Elephant researcher wins 2025 doctoral award in SNR

Doctoral student Katie Campbell won a 2025 Meritorious Graduate Student Award from the School of Natural Resources for her many accomplishments, including leading research on the reproductive health of African male elephants.
Doctoral student Katie Campbell won a 2025 Meritorious Graduate Student Award from the School of Natural Resources for her many accomplishments, including leading research on the reproductive health of African male elephants.

By Ronica Stromberg

Nebraska is a hot spot for elephant research, and Katie Campbell knows it.

The Illinois native came to Nebraska in 2018 to study elephants as a master's student at University of Nebraska-Omaha. Now a doctoral student at the University of Nebraska-Lincoln, Campbell recently won a Meritorious Graduate Student Award from the School of Natural Resources for her many accomplishments, including leading research on the reproductive health of African male elephants.

Still, anyone unaware of Nebraska as a luminary of loxodonta research shouldn't feel alone.

"It's just such a crazy concept to a lot of people that Nebraska is where you go to study elephants," Campbell said.

She points out, though, that Omaha is headquarters for the For Elephants organization that partly supports her research and that her coadvisor, Kari Morfeld, runs. The state also has 10 elephants at Omaha's Henry Doorly Zoo and Aquarium, although Campbell hasn't included them in her research because five are females and the others are juveniles.

Instead, Campbell has been studying 18 male elephants, called bulls, at zoos across the country. Like other wild animals, elephants breed less successfully in captivity than in the wild. Although past researchers have looked at and addressed reproductive issues of female elephants, few cast a sideways glance at the males.

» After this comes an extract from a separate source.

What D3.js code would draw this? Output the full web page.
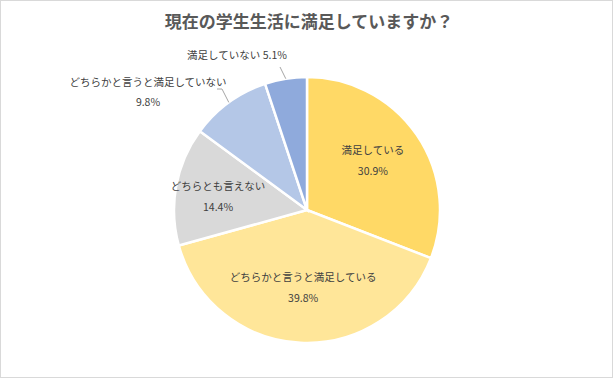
<!DOCTYPE html>
<html><head><meta charset="utf-8">
<script src="https://cdn.jsdelivr.net/npm/d3@7"></script>
<style>body{margin:0;background:#fff;}svg{display:block;font-family:"Noto Sans CJK JP","Noto Sans",sans-serif;}</style>
</head><body>
<svg id="c" width="613" height="378"></svg>
<script>
const title = "現在の学生生活に満足していますか？";
const categories = ["満足している","どちらかと言うと満足している","どちらとも言えない","どちらかと言うと満足していない","満足していない"];
const values = [30.9, 39.8, 14.4, 9.8, 5.1];
const colors = ["#FFD966","#FFE699","#D9D9D9","#B4C7E7","#8FAADC"];

const W = 613, H = 378, cx = 307, cy = 210, R = 133;
const svg = d3.select("#c");
svg.append("rect").attr("x",0.5).attr("y",0.5).attr("width",W-1).attr("height",H-1)
  .attr("fill","#fff").attr("stroke","#d9d9d9");
svg.append("text").attr("x",cx+2).attr("y",28).attr("text-anchor","middle")
  .attr("font-size",17).attr("font-weight","bold").attr("fill","#595959").text(title);

const pie = d3.pie().sort(null).value(d=>d)(values);
const arc = d3.arc().innerRadius(0).outerRadius(R);
const g = svg.append("g").attr("transform",`translate(${cx},${cy})`);
g.selectAll("path").data(pie).join("path").attr("d",arc)
  .attr("fill",(d,i)=>colors[i]).attr("stroke","#fff").attr("stroke-width",2.5);

const fmt = v => v.toFixed(1) + "%";
const tc = "#404040", fs = 10.5;
// inside labels
const inside = [0,1,2], rf = [0.6, 0.58, 0.68], dyAdj = [-5, 0, 2];
inside.forEach((i,k)=>{
  const a = (pie[i].startAngle+pie[i].endAngle)/2;
  const r = R*rf[k];
  const x = Math.sin(a)*r, y = -Math.cos(a)*r + dyAdj[k];
  const t = g.append("text").attr("text-anchor","middle").attr("font-size",fs).attr("fill",tc);
  t.append("tspan").attr("x",x).attr("y",y-6).text(categories[i]);
  t.append("tspan").attr("x",x).attr("y",y+15).text(fmt(values[i]));
});
function edge(i, f){ const a=(pie[i].startAngle+pie[i].endAngle)/2; return [Math.sin(a)*R*f, -Math.cos(a)*R*f]; }
// 9.8%
{
  const i=3; const [ex,ey]=edge(i,1.0);
  const lx = -159, ly = -124;
  g.append("polyline").attr("points",`${ex},${ey} ${-85},${-121} ${-90},${-121}`)
    .attr("fill","none").attr("stroke","#a6a6a6").attr("stroke-width",1);
  const t = g.append("text").attr("text-anchor","middle").attr("font-size",fs).attr("fill",tc);
  t.append("tspan").attr("x",lx).attr("y",ly).text(categories[i]);
  t.append("tspan").attr("x",lx).attr("y",ly+20).text(fmt(values[i]));
}
// 5.1%
{
  const i=4; const [ex,ey]=edge(i,1.0);
  g.append("polyline").attr("points",`${ex},${ey} ${-27},${-143}`)
    .attr("fill","none").attr("stroke","#a6a6a6").attr("stroke-width",1);
  g.append("text").attr("x",-70).attr("y",-151).attr("text-anchor","middle").attr("font-size",fs).attr("fill",tc)
    .text(categories[i]+" "+fmt(values[i]));
}
</script>
</body></html>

Campbell learned at the outset of her doctoral project that of the 41 African bulls then in captivity in the United States, only seven had offspring. One bull sired 18 babies in the population, and another sired nine. Knowing that zoos are viewed in conservation as potential gene pools for suffering wild animal populations, Campbell saw a potential problem.

"When I started this, it was kind of amazing to see that there have been so few sires and a lot of the offspring are half-siblings," she said. “Thinking about the future, that's going to cause a big issue with genetics, which is not what we want to do in conservation."